Look through the data below and output, unchanged, every line from the one holding "Recreate this image" through the one holding "Line, XAxis, YAxis", inclusive. Skip the pictures.

--- Data supplied ---

┌────────

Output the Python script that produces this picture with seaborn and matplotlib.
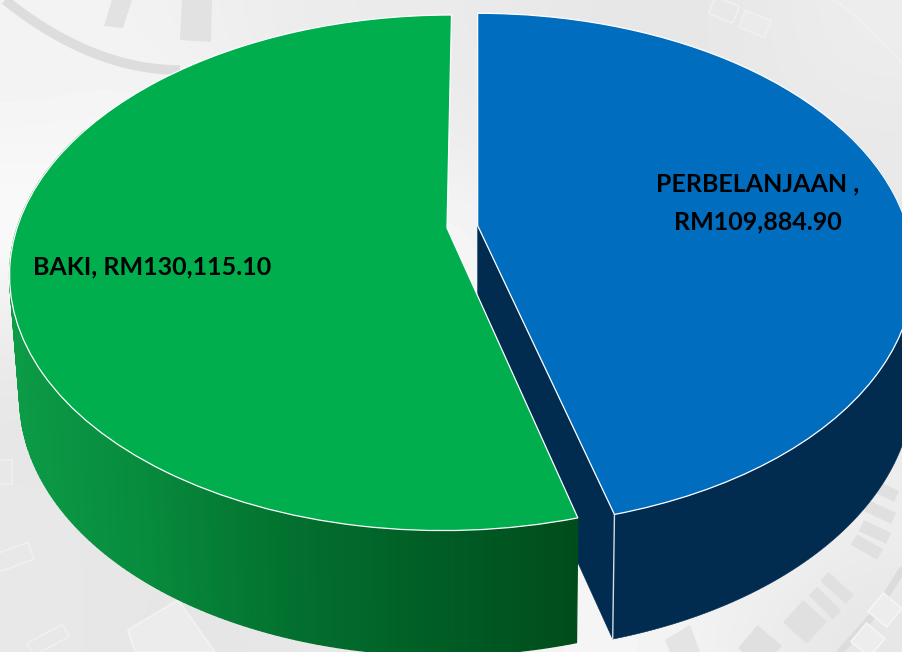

└────────
┌────────

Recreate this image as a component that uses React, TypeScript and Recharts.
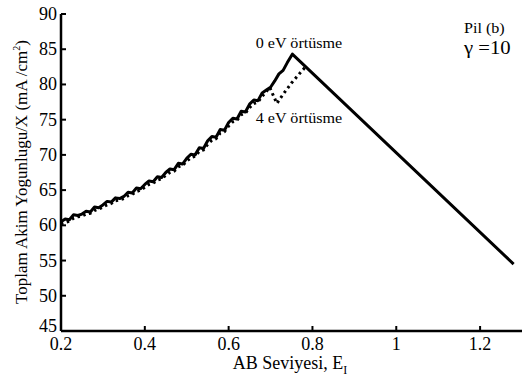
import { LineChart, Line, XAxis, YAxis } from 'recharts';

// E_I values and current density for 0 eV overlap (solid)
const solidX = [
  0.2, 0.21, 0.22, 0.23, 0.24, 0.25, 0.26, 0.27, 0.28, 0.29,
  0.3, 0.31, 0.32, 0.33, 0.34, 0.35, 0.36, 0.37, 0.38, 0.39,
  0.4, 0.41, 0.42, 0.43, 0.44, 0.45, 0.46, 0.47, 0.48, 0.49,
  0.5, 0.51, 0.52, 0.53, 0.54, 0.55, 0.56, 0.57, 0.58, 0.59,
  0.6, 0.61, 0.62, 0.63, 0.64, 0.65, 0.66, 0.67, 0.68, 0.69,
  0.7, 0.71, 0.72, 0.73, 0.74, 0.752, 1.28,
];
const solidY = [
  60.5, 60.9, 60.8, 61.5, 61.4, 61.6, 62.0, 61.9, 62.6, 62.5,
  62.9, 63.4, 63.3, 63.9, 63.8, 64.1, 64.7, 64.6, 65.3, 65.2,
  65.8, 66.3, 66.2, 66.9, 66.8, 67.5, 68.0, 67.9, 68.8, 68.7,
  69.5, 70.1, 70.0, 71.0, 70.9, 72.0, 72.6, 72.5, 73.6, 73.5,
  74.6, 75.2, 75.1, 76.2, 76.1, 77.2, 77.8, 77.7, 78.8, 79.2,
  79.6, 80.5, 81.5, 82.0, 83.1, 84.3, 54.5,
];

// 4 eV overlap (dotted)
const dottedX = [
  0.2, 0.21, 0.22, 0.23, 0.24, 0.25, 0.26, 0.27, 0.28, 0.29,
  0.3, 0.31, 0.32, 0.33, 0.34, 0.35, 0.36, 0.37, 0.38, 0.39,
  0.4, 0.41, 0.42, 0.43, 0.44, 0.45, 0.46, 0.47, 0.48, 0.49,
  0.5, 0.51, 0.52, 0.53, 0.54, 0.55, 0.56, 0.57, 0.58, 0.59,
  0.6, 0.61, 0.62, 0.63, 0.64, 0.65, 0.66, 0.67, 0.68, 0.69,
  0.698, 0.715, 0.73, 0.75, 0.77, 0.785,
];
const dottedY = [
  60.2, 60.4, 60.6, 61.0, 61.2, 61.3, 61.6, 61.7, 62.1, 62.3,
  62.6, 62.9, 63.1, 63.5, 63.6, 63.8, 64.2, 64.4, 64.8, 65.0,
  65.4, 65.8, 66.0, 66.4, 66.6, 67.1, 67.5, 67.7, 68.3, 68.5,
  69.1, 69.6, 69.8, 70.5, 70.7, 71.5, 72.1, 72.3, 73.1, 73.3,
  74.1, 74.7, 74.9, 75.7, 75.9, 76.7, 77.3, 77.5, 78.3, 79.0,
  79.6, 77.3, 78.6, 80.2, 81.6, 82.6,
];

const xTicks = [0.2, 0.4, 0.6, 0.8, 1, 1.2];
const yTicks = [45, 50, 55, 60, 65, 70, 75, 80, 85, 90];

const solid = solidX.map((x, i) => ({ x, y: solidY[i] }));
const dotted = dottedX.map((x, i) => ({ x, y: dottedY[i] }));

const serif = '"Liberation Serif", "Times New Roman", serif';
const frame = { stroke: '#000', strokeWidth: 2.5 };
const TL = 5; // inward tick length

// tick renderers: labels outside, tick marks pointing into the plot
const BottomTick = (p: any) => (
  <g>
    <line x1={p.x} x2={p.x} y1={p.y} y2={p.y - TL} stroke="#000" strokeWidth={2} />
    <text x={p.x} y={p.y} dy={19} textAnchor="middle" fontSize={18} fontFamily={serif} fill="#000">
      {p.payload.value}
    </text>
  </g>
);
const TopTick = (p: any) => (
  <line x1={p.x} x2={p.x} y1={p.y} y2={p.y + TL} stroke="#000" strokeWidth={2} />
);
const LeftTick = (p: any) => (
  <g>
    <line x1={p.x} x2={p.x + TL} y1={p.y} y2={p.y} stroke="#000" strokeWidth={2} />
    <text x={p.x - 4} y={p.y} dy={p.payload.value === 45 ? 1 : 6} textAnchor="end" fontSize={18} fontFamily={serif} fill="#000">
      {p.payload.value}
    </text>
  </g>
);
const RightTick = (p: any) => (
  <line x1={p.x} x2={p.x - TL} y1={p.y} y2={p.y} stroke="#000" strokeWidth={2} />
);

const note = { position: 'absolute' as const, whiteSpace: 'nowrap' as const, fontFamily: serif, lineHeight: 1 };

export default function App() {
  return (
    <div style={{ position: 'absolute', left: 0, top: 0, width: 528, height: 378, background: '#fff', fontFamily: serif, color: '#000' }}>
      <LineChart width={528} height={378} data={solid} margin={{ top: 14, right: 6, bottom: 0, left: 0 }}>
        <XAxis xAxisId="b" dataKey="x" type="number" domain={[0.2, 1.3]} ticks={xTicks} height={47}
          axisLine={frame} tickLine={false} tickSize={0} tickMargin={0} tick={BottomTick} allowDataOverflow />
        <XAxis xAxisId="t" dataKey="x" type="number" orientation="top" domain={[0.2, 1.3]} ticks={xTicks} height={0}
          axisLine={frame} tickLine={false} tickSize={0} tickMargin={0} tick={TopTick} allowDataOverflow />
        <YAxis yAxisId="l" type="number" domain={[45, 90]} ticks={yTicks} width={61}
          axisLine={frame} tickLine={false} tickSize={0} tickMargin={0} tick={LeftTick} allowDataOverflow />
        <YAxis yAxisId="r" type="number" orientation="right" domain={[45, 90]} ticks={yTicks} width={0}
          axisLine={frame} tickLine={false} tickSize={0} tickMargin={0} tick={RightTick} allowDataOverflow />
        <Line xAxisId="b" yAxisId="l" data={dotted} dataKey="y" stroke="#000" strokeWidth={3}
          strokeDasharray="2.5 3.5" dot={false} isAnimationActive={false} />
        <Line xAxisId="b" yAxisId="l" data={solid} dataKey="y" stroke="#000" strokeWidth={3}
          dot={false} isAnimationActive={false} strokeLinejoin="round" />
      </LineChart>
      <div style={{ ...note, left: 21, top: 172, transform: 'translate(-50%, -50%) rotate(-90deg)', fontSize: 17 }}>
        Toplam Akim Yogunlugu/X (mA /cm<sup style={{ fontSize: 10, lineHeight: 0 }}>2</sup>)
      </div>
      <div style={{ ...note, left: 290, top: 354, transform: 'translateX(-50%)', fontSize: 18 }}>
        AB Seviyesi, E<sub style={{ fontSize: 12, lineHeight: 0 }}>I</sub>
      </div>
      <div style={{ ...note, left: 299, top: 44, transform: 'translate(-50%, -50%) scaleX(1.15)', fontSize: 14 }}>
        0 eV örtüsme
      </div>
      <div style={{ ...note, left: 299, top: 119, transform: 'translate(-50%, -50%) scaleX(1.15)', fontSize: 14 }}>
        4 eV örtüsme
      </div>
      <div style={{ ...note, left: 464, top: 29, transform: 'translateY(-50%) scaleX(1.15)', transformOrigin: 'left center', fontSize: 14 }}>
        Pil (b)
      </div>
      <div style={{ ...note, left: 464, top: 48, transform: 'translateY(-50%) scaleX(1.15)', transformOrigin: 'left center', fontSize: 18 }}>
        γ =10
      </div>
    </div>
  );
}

└────────

--- Task answer ---
Recreate this image as a component that uses React, TypeScript and Recharts.
import { LineChart, Line, XAxis, YAxis } from 'recharts';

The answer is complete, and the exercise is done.